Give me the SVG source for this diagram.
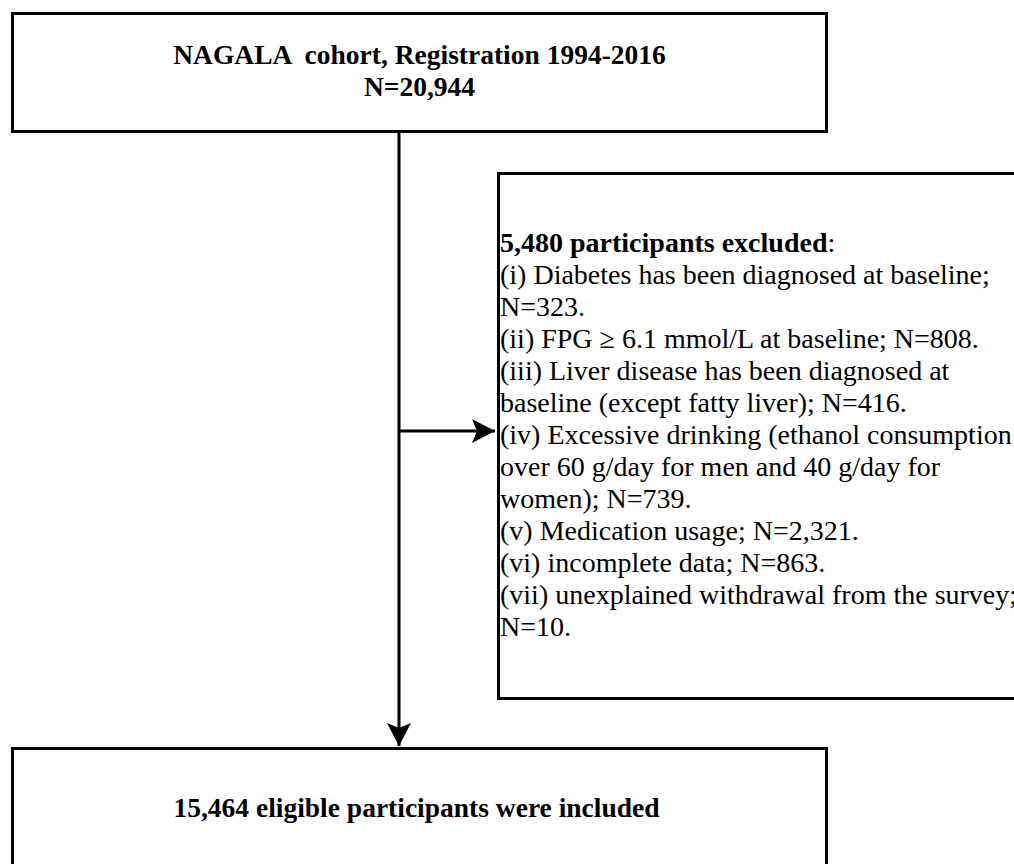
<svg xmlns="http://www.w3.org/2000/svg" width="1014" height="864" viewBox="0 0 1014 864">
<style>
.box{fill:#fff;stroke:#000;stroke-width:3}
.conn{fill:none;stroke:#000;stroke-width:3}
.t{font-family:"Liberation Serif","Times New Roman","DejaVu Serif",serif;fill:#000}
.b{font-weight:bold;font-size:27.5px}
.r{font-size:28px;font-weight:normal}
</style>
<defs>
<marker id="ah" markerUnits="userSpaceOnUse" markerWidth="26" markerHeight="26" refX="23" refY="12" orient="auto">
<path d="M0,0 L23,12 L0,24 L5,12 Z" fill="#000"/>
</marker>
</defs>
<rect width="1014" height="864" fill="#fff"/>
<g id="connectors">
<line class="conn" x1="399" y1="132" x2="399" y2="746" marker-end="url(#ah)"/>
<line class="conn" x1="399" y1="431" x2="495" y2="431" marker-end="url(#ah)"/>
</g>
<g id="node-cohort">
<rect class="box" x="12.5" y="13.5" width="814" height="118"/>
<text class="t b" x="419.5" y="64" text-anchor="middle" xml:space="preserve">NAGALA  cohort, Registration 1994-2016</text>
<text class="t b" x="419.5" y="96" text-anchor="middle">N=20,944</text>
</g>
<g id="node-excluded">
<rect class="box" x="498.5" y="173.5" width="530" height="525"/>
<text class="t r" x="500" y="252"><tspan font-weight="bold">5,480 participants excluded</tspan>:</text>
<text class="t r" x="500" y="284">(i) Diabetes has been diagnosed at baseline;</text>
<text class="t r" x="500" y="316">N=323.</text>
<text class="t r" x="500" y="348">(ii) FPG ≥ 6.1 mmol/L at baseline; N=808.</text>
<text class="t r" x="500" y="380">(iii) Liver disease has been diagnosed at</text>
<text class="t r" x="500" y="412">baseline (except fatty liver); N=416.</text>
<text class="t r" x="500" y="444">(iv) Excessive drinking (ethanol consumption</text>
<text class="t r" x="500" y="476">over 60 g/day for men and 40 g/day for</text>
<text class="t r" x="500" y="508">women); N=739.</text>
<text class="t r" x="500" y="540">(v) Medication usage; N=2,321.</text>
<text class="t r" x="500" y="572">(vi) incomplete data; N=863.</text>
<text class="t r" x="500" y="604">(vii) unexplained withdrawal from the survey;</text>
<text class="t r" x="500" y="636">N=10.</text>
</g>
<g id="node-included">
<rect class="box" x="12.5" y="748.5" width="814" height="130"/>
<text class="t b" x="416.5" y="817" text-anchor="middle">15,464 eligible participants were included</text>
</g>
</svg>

##############################

:: Requirement ::
Skip the pictures, then retype every line above exactly.

:: Answer to this task ::
Give me the SVG source for this diagram.
<svg xmlns="http://www.w3.org/2000/svg" width="1014" height="864" viewBox="0 0 1014 864">
<style>
.box{fill:#fff;stroke:#000;stroke-width:3}
.conn{fill:none;stroke:#000;stroke-width:3}
.t{font-family:"Liberation Serif","Times New Roman","DejaVu Serif",serif;fill:#000}
.b{font-weight:bold;font-size:27.5px}
.r{font-size:28px;font-weight:normal}
</style>
<defs>
<marker id="ah" markerUnits="userSpaceOnUse" markerWidth="26" markerHeight="26" refX="23" refY="12" orient="auto">
<path d="M0,0 L23,12 L0,24 L5,12 Z" fill="#000"/>
</marker>
</defs>
<rect width="1014" height="864" fill="#fff"/>
<g id="connectors">
<line class="conn" x1="399" y1="132" x2="399" y2="746" marker-end="url(#ah)"/>
<line class="conn" x1="399" y1="431" x2="495" y2="431" marker-end="url(#ah)"/>
</g>
<g id="node-cohort">
<rect class="box" x="12.5" y="13.5" width="814" height="118"/>
<text class="t b" x="419.5" y="64" text-anchor="middle" xml:space="preserve">NAGALA  cohort, Registration 1994-2016</text>
<text class="t b" x="419.5" y="96" text-anchor="middle">N=20,944</text>
</g>
<g id="node-excluded">
<rect class="box" x="498.5" y="173.5" width="530" height="525"/>
<text class="t r" x="500" y="252"><tspan font-weight="bold">5,480 participants excluded</tspan>:</text>
<text class="t r" x="500" y="284">(i) Diabetes has been diagnosed at baseline;</text>
<text class="t r" x="500" y="316">N=323.</text>
<text class="t r" x="500" y="348">(ii) FPG ≥ 6.1 mmol/L at baseline; N=808.</text>
<text class="t r" x="500" y="380">(iii) Liver disease has been diagnosed at</text>
<text class="t r" x="500" y="412">baseline (except fatty liver); N=416.</text>
<text class="t r" x="500" y="444">(iv) Excessive drinking (ethanol consumption</text>
<text class="t r" x="500" y="476">over 60 g/day for men and 40 g/day for</text>
<text class="t r" x="500" y="508">women); N=739.</text>
<text class="t r" x="500" y="540">(v) Medication usage; N=2,321.</text>
<text class="t r" x="500" y="572">(vi) incomplete data; N=863.</text>
<text class="t r" x="500" y="604">(vii) unexplained withdrawal from the survey;</text>
<text class="t r" x="500" y="636">N=10.</text>
</g>
<g id="node-included">
<rect class="box" x="12.5" y="748.5" width="814" height="130"/>
<text class="t b" x="416.5" y="817" text-anchor="middle">15,464 eligible participants were included</text>
</g>
</svg>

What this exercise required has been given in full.